**RECORDED INFORMATION:**

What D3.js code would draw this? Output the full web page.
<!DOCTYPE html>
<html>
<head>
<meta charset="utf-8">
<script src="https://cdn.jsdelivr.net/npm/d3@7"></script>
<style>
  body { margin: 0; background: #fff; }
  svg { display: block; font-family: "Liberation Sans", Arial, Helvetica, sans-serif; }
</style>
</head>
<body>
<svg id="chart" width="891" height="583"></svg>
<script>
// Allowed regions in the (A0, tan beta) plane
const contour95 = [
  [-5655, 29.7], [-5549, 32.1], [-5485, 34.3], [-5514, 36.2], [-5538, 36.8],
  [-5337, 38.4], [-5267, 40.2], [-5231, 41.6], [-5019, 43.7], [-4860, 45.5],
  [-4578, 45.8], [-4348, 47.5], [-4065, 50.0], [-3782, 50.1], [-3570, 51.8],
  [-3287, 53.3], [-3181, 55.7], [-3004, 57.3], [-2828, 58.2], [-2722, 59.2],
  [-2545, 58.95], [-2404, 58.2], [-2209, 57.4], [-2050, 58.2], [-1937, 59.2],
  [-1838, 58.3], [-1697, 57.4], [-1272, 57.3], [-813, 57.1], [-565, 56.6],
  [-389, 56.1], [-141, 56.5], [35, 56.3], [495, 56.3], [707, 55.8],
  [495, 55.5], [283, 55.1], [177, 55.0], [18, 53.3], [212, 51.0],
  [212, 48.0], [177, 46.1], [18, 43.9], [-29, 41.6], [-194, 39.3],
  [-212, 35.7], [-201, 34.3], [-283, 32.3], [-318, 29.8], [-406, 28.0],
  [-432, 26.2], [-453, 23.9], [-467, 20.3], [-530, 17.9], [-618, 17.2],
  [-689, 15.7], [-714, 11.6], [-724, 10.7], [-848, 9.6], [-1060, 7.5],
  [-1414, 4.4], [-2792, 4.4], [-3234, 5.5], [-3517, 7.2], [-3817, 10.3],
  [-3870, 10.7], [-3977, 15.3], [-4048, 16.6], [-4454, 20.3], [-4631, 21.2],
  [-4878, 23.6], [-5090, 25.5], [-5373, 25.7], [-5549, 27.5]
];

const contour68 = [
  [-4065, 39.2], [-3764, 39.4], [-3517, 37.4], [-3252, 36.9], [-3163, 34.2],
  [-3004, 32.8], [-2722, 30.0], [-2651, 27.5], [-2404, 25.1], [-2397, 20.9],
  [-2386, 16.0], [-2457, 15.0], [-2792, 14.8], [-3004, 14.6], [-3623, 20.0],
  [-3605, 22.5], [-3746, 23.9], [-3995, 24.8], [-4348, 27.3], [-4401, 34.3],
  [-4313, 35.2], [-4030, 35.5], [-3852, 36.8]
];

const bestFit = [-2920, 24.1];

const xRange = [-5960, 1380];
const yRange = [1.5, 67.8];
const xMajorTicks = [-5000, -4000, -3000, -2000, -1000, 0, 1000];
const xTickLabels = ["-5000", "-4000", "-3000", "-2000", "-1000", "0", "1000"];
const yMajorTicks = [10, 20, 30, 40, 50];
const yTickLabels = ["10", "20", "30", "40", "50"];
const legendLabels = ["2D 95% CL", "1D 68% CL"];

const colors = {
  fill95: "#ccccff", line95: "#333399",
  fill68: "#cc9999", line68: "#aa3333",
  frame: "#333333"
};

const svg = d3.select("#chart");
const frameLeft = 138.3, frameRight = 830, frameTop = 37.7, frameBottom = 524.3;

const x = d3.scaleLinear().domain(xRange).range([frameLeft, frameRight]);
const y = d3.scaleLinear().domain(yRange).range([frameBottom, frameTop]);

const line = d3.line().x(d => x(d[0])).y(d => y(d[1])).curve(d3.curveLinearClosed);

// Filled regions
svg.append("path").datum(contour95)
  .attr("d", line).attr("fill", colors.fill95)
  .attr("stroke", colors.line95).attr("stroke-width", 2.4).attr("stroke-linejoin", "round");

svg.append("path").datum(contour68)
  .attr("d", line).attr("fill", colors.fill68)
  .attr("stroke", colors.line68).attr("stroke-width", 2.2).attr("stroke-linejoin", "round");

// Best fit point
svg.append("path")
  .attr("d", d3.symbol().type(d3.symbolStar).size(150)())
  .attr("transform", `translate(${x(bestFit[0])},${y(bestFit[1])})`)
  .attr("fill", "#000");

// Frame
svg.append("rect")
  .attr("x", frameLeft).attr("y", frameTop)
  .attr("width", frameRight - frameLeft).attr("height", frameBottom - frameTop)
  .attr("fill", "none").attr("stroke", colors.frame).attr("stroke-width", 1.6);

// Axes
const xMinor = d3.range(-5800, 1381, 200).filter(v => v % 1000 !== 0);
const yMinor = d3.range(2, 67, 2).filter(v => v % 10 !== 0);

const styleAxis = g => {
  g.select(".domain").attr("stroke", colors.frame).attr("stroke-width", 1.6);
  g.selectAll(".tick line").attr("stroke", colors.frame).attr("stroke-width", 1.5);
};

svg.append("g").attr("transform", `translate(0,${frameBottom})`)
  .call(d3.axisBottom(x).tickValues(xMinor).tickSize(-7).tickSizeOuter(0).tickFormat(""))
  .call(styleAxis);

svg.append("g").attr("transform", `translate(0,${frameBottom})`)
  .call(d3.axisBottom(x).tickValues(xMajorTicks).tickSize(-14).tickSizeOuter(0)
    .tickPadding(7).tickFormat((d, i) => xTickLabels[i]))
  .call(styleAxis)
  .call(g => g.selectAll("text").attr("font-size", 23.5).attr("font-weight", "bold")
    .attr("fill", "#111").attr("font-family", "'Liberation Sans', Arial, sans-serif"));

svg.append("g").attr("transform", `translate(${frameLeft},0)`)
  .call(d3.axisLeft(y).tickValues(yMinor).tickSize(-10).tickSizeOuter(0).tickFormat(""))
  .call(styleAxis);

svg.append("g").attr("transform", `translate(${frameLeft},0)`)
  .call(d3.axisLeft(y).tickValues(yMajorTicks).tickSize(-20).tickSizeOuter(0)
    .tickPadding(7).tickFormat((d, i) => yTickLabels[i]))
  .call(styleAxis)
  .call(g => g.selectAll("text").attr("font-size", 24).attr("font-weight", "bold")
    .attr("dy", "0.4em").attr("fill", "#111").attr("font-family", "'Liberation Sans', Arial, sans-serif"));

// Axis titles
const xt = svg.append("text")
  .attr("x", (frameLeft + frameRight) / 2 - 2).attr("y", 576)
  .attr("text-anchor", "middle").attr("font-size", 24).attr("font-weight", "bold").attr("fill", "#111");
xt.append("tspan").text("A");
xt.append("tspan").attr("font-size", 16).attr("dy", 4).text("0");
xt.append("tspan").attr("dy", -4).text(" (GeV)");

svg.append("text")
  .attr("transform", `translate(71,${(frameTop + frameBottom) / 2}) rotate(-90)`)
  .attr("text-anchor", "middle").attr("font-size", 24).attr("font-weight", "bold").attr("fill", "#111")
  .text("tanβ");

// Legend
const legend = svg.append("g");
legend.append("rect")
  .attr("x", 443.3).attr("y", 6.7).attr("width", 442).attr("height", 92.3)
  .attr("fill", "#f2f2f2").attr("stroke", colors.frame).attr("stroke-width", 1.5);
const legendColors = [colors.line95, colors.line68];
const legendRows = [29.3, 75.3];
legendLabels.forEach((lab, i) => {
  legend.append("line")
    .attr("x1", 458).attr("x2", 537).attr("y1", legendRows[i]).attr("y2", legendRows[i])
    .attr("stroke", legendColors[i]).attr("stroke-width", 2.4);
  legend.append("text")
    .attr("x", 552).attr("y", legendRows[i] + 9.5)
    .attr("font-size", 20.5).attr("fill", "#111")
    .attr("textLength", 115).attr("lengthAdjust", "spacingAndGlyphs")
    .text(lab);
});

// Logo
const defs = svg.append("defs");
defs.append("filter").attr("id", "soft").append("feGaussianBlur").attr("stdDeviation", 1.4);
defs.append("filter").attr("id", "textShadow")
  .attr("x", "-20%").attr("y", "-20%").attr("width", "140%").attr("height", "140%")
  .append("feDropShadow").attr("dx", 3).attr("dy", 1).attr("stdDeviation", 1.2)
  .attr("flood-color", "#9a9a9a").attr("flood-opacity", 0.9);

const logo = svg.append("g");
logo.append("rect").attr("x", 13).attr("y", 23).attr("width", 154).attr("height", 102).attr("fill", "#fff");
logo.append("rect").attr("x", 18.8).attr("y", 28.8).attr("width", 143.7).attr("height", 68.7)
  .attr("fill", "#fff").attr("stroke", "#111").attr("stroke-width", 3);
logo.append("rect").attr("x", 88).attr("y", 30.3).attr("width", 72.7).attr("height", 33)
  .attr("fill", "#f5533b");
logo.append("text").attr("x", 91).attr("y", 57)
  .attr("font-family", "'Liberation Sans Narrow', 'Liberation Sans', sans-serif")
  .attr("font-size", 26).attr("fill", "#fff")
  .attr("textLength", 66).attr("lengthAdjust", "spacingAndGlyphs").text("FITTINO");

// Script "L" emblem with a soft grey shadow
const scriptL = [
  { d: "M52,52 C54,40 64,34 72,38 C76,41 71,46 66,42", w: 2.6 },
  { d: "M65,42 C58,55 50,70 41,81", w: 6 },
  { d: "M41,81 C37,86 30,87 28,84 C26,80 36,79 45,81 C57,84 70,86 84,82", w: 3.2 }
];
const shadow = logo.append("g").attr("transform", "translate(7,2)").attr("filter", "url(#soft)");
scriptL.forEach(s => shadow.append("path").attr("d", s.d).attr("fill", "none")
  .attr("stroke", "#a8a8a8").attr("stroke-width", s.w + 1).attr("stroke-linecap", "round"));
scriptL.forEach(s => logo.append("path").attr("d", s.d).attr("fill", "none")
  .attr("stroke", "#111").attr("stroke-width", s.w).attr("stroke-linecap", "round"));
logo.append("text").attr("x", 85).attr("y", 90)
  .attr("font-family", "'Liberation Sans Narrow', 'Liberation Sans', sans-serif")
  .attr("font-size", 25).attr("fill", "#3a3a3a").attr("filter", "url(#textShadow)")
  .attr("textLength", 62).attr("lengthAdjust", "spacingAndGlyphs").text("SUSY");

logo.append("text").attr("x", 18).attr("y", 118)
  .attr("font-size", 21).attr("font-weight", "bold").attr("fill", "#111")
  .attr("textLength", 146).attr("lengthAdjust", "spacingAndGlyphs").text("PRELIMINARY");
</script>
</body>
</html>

**WORK TO DO:**
Print the material above verbatim, first line through the line containing "const bestFit = [-2920, 24.1];", both included.

**SOLUTION TO THE PROBLEM:**
What D3.js code would draw this? Output the full web page.
<!DOCTYPE html>
<html>
<head>
<meta charset="utf-8">
<script src="https://cdn.jsdelivr.net/npm/d3@7"></script>
<style>
  body { margin: 0; background: #fff; }
  svg { display: block; font-family: "Liberation Sans", Arial, Helvetica, sans-serif; }
</style>
</head>
<body>
<svg id="chart" width="891" height="583"></svg>
<script>
// Allowed regions in the (A0, tan beta) plane
const contour95 = [
  [-5655, 29.7], [-5549, 32.1], [-5485, 34.3], [-5514, 36.2], [-5538, 36.8],
  [-5337, 38.4], [-5267, 40.2], [-5231, 41.6], [-5019, 43.7], [-4860, 45.5],
  [-4578, 45.8], [-4348, 47.5], [-4065, 50.0], [-3782, 50.1], [-3570, 51.8],
  [-3287, 53.3], [-3181, 55.7], [-3004, 57.3], [-2828, 58.2], [-2722, 59.2],
  [-2545, 58.95], [-2404, 58.2], [-2209, 57.4], [-2050, 58.2], [-1937, 59.2],
  [-1838, 58.3], [-1697, 57.4], [-1272, 57.3], [-813, 57.1], [-565, 56.6],
  [-389, 56.1], [-141, 56.5], [35, 56.3], [495, 56.3], [707, 55.8],
  [495, 55.5], [283, 55.1], [177, 55.0], [18, 53.3], [212, 51.0],
  [212, 48.0], [177, 46.1], [18, 43.9], [-29, 41.6], [-194, 39.3],
  [-212, 35.7], [-201, 34.3], [-283, 32.3], [-318, 29.8], [-406, 28.0],
  [-432, 26.2], [-453, 23.9], [-467, 20.3], [-530, 17.9], [-618, 17.2],
  [-689, 15.7], [-714, 11.6], [-724, 10.7], [-848, 9.6], [-1060, 7.5],
  [-1414, 4.4], [-2792, 4.4], [-3234, 5.5], [-3517, 7.2], [-3817, 10.3],
  [-3870, 10.7], [-3977, 15.3], [-4048, 16.6], [-4454, 20.3], [-4631, 21.2],
  [-4878, 23.6], [-5090, 25.5], [-5373, 25.7], [-5549, 27.5]
];

const contour68 = [
  [-4065, 39.2], [-3764, 39.4], [-3517, 37.4], [-3252, 36.9], [-3163, 34.2],
  [-3004, 32.8], [-2722, 30.0], [-2651, 27.5], [-2404, 25.1], [-2397, 20.9],
  [-2386, 16.0], [-2457, 15.0], [-2792, 14.8], [-3004, 14.6], [-3623, 20.0],
  [-3605, 22.5], [-3746, 23.9], [-3995, 24.8], [-4348, 27.3], [-4401, 34.3],
  [-4313, 35.2], [-4030, 35.5], [-3852, 36.8]
];

const bestFit = [-2920, 24.1];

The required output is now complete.